Shift from policy to pilots in smart cities agenda

Traffic snarl up in Nairobi. FILE PHOTO | NMG

Nairobi played host to the first UN-Habitat Assembly gathering from the May to 31, 2019 with a task to track progress made on the Urban Agenda, a roadmap that was agreed upon at Habitat III in Ecuador in October of 2016 under the theme “Innovation for a better quality of Life in Cities and Communities”.

As the highest level governance body of the UN Habitat, the discourse here is pivotal to the realisation of proposed interventions to make cities safe, resilient and sustainable.

It is estimated that by the year 2050, two thirds of global populations will be living in cities and deliberate planning is necessary to avert the looming crisis of overloaded and ill-distributed infrastructure.

I made time to attend a number of keynotes and breakaway sessions at the assembly and in truth, we have no shortage of ideas or funding to set into motion programmes that can set us on the right track to ensure that our cities are able to reach their full potential and deliver value for residents.

While it was great to have various heads of State, their ministerial entourages, local authority counterparts and various stakeholders grace the event, I could not help but imagine how much faster we would all be compelled to move towards action if everyone drank from the same experiential pool.
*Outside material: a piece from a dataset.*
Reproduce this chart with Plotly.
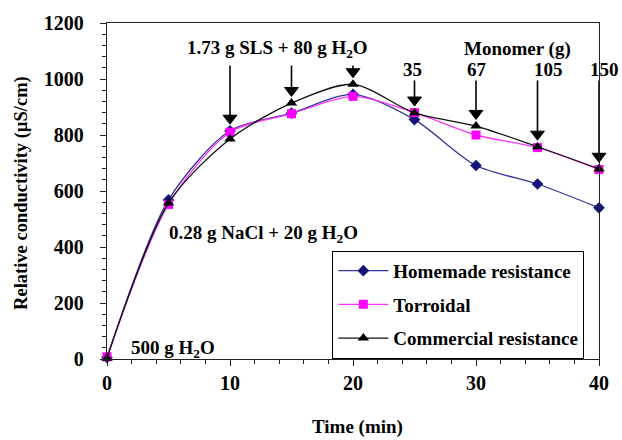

We cannot continue to hold meetings of great import such as this and run them in a manner that still creates a healthy distance with the reality that is being addressed.

The matter of smart resilient cities is close to my heart and I had the expectation that mobility as a core component to the promise of the future city would be front and centre as an early low-hanging fruit that could be easily and quickly showcased.

As the host city to two key global agencies — UN Habitat and United Nations Environment Program — and also serving as the seat of national government, Nairobi should have, at minimum, gone all out to demonstrate that it is actively working on sustainable development goal number 11.

From established companies to vibrant startups, tropicalised technology platforms, tools, products and services have been built, some even tested and have the potential to truly transform the urban living experience with mobility, housing and food security at the top of my list.

We need to move swiftly from the table of policy and run pilots to prove any assumptions, qualify hypothesis and forward on to scale those that meet the mark. Talk is cheap, let us see some action.